• **What is asked**
In the material below, identify each line bearing the word "this". Reproduce those lines.
[START Records provided]
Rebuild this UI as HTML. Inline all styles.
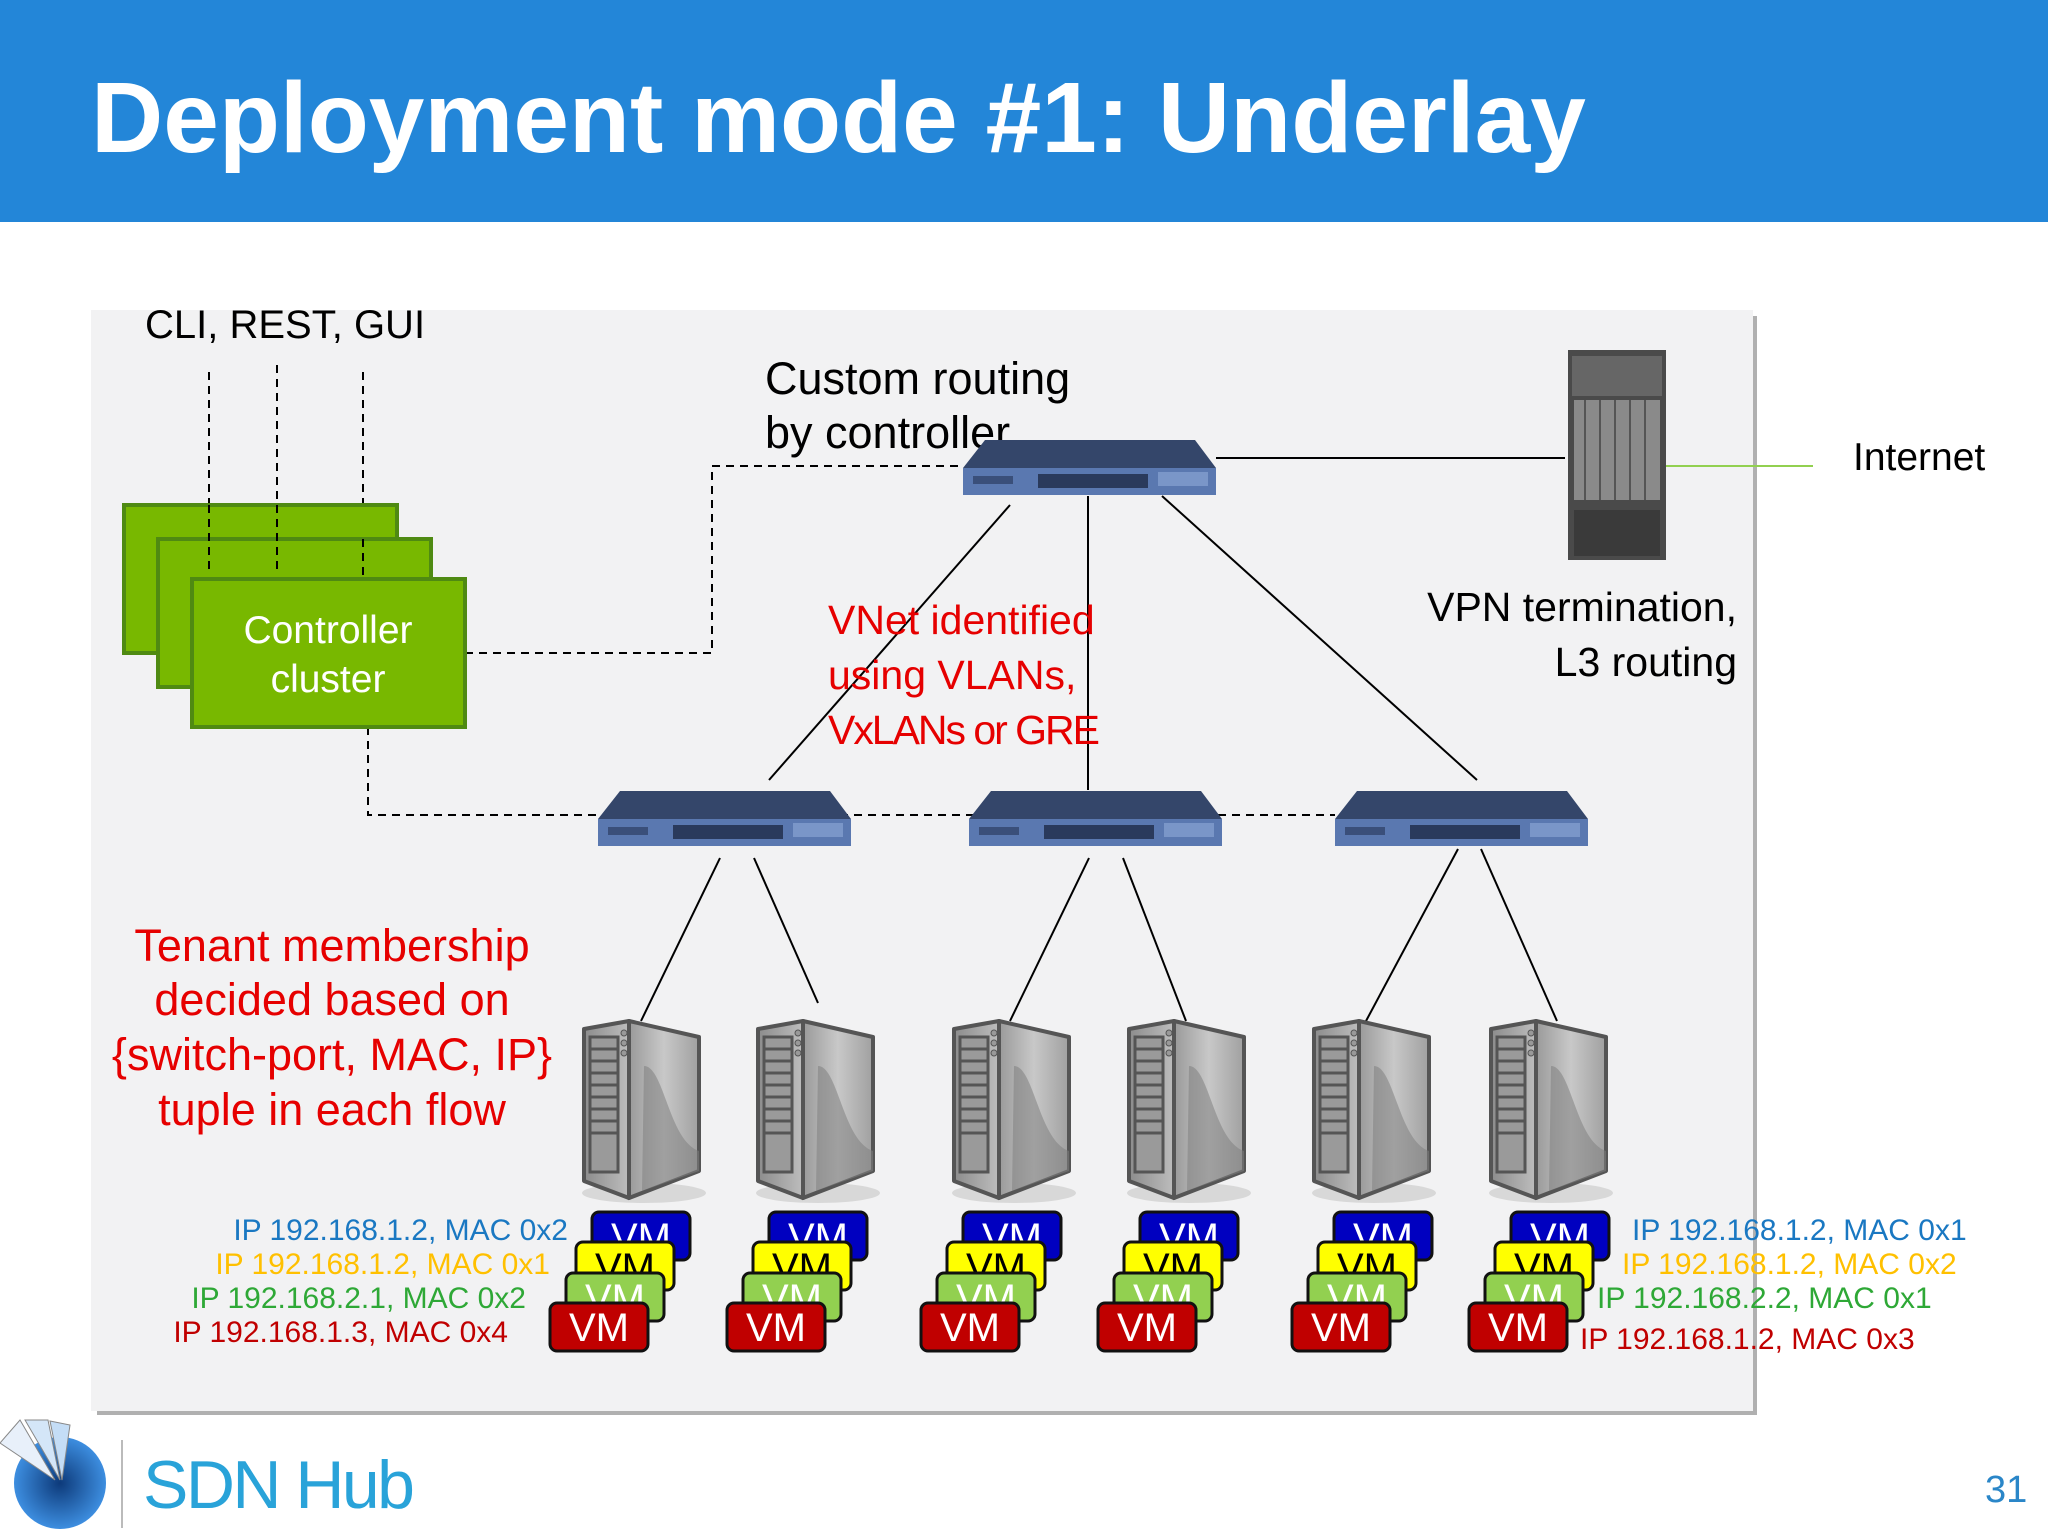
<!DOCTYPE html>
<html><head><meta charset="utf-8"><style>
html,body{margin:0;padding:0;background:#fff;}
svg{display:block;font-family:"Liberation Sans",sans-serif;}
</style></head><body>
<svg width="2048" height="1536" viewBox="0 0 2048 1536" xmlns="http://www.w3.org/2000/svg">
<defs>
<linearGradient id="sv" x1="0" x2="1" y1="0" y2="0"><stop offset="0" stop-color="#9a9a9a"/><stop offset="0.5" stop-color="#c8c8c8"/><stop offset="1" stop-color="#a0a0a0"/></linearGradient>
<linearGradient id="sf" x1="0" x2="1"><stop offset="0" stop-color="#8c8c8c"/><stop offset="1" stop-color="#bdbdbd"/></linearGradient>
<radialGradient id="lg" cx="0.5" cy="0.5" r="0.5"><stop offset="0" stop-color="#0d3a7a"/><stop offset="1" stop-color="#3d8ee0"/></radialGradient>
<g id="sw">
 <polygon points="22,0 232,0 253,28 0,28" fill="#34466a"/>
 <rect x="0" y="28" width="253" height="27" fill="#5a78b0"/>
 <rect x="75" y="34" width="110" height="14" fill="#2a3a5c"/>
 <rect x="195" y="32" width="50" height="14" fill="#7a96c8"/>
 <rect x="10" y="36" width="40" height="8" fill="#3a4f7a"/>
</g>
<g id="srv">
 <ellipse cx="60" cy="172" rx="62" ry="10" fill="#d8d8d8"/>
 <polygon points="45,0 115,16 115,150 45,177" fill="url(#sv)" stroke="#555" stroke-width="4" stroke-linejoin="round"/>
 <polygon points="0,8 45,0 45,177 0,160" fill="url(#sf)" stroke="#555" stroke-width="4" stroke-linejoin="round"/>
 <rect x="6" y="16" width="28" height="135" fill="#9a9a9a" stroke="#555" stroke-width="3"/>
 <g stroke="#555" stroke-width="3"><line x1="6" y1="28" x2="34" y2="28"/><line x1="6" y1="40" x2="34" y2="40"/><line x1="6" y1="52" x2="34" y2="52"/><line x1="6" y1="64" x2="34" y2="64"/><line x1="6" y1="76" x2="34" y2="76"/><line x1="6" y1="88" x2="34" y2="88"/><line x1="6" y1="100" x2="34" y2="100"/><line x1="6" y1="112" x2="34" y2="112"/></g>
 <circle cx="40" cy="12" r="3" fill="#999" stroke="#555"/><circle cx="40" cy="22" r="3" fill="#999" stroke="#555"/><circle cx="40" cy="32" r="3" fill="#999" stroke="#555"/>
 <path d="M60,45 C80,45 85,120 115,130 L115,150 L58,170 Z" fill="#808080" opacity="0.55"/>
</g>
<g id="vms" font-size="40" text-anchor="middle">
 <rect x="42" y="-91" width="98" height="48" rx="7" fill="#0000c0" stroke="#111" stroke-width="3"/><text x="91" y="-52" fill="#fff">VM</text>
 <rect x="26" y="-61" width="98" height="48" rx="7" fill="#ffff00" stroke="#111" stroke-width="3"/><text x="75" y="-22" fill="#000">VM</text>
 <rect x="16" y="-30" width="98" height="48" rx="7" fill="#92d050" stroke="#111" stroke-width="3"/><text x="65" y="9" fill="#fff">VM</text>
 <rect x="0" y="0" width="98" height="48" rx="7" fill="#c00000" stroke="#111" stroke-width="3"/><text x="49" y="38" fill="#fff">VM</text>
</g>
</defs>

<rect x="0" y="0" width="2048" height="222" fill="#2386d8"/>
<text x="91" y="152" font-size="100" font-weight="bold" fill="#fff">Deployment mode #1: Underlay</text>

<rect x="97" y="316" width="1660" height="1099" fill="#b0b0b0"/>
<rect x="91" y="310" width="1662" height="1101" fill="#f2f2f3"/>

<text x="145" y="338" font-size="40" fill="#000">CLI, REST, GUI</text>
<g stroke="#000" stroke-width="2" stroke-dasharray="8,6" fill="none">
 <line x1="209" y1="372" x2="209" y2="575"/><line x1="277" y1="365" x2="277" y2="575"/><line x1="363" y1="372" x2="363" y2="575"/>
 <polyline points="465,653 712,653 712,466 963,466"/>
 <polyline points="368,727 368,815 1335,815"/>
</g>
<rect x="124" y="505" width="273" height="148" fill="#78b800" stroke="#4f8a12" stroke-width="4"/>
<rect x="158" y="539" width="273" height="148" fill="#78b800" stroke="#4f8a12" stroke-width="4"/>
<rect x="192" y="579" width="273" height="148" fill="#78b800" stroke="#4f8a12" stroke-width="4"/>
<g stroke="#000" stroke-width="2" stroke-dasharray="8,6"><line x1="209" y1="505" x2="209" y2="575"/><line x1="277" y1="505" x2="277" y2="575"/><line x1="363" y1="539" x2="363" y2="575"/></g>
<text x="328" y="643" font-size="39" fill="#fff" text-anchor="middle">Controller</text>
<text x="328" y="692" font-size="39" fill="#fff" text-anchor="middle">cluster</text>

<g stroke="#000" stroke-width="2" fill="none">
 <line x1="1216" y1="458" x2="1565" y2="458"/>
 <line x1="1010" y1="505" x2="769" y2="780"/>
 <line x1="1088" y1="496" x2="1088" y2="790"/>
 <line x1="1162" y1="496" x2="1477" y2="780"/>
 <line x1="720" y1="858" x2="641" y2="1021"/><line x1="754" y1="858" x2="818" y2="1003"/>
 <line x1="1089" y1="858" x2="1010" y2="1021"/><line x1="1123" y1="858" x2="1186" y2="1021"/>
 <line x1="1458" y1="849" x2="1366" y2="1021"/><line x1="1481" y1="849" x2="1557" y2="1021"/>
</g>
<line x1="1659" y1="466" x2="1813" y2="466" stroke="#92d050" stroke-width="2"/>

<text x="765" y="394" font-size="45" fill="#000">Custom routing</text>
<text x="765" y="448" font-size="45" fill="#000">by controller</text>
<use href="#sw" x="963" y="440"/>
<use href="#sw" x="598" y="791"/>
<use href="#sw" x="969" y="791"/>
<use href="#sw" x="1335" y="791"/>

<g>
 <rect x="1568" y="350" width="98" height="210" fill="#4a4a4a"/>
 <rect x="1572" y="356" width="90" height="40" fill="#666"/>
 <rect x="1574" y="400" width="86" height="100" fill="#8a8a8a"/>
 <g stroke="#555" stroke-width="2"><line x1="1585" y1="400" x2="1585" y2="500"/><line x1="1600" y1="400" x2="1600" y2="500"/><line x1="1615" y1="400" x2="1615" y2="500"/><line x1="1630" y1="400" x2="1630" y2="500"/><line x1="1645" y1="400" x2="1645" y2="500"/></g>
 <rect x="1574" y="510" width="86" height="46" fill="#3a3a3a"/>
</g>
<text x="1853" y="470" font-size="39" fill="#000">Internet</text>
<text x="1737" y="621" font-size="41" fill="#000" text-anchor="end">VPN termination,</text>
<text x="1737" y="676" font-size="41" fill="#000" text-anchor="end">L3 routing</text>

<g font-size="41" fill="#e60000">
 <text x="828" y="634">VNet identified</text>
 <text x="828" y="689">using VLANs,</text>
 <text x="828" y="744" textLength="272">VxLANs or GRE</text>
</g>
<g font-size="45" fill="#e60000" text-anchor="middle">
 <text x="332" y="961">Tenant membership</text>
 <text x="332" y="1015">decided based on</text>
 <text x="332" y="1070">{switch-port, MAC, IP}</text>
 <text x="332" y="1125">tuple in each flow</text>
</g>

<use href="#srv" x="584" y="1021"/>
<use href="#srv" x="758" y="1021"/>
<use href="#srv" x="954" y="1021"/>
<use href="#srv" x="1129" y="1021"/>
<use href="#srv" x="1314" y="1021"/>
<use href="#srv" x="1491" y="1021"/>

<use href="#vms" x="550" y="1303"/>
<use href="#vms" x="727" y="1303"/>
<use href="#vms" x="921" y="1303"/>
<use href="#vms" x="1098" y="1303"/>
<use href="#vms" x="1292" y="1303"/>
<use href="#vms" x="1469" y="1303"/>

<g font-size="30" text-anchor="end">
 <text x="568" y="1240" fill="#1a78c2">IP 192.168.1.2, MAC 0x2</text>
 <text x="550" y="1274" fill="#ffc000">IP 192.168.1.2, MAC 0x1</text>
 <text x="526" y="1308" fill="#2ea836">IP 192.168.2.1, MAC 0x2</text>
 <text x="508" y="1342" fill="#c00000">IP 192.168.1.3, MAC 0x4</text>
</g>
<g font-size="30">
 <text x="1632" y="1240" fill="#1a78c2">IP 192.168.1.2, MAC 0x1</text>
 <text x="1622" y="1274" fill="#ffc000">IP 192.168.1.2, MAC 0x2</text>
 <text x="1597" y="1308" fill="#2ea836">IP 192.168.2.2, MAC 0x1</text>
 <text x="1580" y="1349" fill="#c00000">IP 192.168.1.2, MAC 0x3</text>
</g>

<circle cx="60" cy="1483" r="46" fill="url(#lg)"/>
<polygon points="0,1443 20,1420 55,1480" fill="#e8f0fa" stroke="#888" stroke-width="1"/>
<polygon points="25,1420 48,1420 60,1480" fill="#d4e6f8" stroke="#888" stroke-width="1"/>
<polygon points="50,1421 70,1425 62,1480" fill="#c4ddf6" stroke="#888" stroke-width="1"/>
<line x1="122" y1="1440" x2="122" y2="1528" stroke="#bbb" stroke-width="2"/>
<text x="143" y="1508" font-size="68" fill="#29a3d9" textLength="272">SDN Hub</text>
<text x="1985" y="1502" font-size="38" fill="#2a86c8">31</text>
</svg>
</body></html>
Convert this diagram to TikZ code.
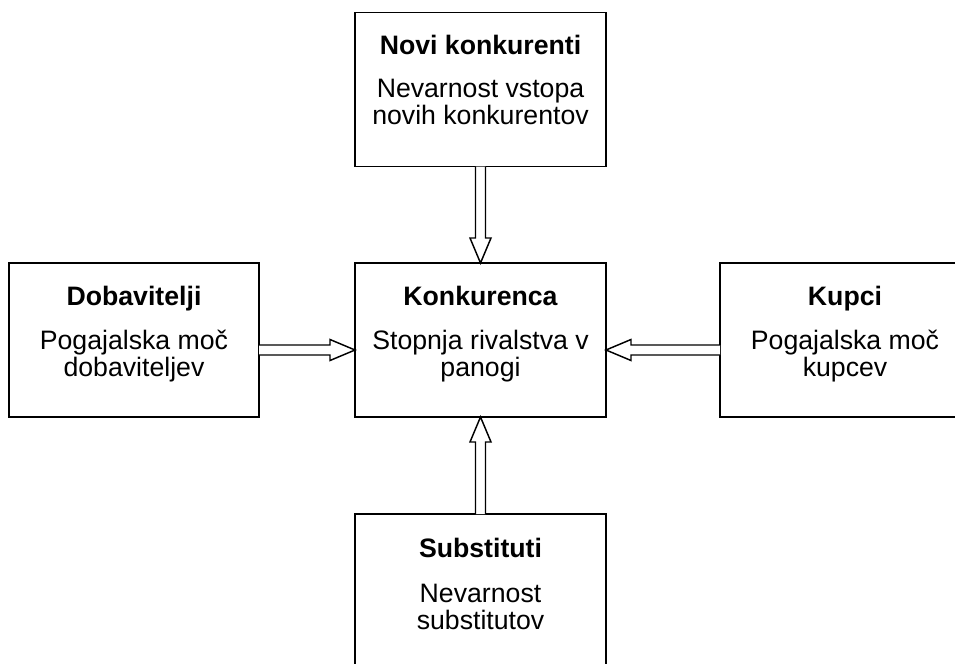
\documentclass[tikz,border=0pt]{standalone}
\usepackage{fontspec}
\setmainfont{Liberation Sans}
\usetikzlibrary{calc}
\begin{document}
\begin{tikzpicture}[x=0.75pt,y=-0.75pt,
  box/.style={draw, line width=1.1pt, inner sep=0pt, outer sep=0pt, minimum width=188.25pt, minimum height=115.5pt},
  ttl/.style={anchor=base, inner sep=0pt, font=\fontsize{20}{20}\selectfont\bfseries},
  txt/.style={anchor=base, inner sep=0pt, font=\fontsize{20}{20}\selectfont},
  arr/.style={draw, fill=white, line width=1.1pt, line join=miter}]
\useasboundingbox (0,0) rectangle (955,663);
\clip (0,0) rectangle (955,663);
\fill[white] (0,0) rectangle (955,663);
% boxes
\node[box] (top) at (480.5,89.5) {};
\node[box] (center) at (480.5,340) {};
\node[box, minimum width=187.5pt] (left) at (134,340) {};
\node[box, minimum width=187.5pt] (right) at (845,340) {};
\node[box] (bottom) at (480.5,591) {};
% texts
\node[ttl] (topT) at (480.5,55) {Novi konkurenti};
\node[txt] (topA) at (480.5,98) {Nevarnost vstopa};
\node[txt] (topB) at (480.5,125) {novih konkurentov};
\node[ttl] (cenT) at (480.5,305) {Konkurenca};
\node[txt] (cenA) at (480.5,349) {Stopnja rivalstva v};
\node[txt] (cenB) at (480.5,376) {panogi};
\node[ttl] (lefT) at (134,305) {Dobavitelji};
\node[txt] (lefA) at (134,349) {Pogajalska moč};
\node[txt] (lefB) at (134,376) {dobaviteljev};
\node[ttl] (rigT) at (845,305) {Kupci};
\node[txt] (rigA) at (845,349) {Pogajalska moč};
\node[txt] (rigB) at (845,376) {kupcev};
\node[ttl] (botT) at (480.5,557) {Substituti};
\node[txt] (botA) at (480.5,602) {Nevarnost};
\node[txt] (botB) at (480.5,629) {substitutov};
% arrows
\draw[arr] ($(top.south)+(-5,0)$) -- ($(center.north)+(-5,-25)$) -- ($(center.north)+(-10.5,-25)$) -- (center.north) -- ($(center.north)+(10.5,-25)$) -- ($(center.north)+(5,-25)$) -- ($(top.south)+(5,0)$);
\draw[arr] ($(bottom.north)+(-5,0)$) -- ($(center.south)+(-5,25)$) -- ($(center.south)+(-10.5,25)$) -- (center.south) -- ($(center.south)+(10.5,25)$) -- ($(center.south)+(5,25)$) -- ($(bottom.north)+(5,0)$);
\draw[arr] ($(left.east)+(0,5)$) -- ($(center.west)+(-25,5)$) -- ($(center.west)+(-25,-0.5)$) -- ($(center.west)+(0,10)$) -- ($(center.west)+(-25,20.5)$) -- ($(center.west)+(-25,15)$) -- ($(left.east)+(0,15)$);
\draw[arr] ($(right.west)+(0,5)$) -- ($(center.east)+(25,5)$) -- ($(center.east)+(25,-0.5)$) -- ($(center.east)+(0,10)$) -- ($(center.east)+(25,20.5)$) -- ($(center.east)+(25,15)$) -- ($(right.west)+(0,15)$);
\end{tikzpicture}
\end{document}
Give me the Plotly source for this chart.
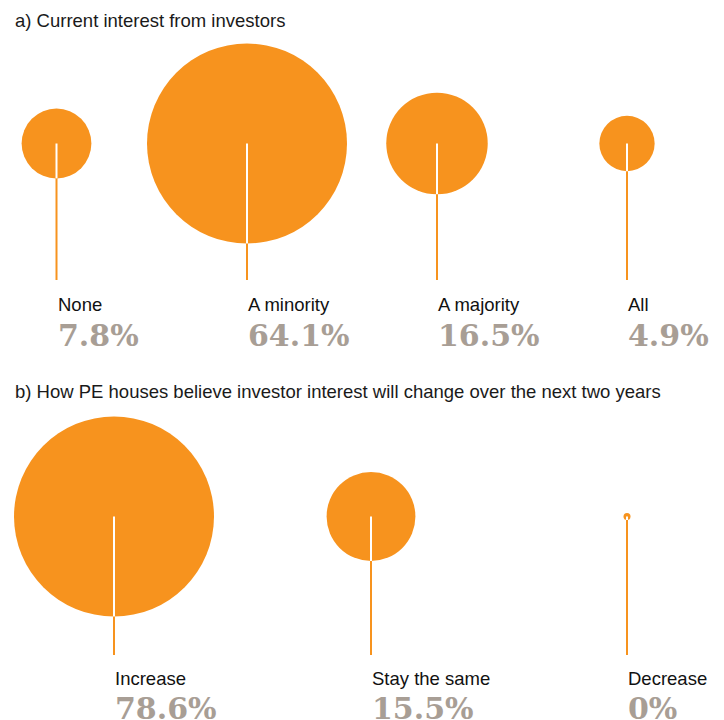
[END Records provided]
• **Answer to the problem**
Rebuild this UI as HTML. Inline all styles.
Convert this diagram to TikZ code.
Give me the Plotly source for this chart.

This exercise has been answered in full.